Filmmaker Michael Moore has video cameras poised in Florida and Ohio to document any incidents of voter suppression.

Published November 1, 2004 12:43PM (EST)

Filmmaker Michael Moore has announced a large-scale effort to combat dirty tricks during Tuesday's election by stationing hundreds of people with video cameras outside polling stations.

"I'm putting those who intend to suppress the vote on notice: Voter intimidation and suppression will not be tolerated," Moore said in a statement, wading into a controversy in which Democrats accuse Republicans of trying to reduce turnout, especially among ethnic minorities, by employing thousands of people to stop voters at the polls and challenge the validity of their registrations.

Moore, the director of the documentary "Fahrenheit 9/11," said 1,200 professional and amateur videographers would descend on polling stations in Florida and Ohio, the two battleground states that have been the focus of the most serious allegations. The last few months have seen an unprecedented drive to register new voters, especially in black neighborhoods of Florida and throughout Ohio. But the new registrations could be deemed invalid as a result of errors made on the forms, from corner cutting by workers paid to sign people up or from deliberate fraud.

In Milwaukee, in the swing state of Wisconsin, Republicans produced a list of 37,000 voters whose addresses they said were questionable. They argued that all voters should be required to show identification at the polls Tuesday; otherwise they would instruct thousands of poll workers to challenge people.

But Milwaukee's city attorney, who represents no party, said hundreds of addresses on the list had already been confirmed as valid. Still, local Democrats warned that voters could be disenfranchised simply for failing to include their apartment number as part of their street address. Meanwhile, continuing chaos seemed inevitable in Broward County, Fla. -- home of the notorious "pregnant chads" of the 2000 election -- where thousands of voters are likely to end up without a vote after their absentee ballots went missing. Some replacement ballots were sent last week by courier, but 2,500 were mailed only this past weekend -- by regular mail.

Legally, if the voter lives in the United States, the ballots must arrive back at Broward County, whether by hand or by post, by 7 p.m. Tuesday. The U.S. Postal Service told the South Florida Sun-Sentinel it was "really asking a lot" to expect the ballots to reach voters in time. "There's nothing we can do about those," countered Brenda Snipes, Broward's election supervisor. "Those were last-minute requests that just came in this week."

More widespread problems could result from a nationwide shortage of at least half a million election workers, the U.S. Election Assistance Commission said Sunday. It has asked businesses to give volunteers a day off work so that they can help operate polling stations and count votes. "If the criminal justice system didn't have access to jurors, the criminal justice system wouldn't exist. Poll workers are just as important as jurors," said DeForest Soaries Jr., the commission's chairman.

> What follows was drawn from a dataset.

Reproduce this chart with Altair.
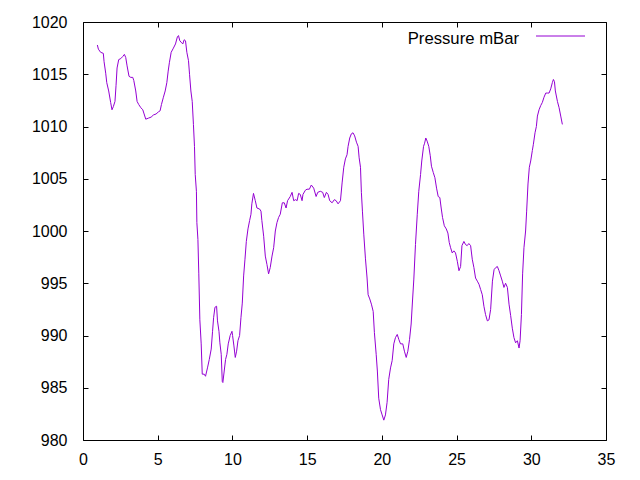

Around the country, scattered reports of suspicious campaigning activities continued to surface. In North Carolina, Republican Party officials distanced themselves from a Washington-based group, the College Republican National Committee, which was reported to have been targeting elderly people with confusing fundraising calls, prompting several to give money without knowing how much, or to whom, they had donated.

Across the border in South Carolina, the Democratic Party said a letter was circulating that wrongly informed voters that they could be arrested at the polls if they had outstanding parking tickets or child-support payments.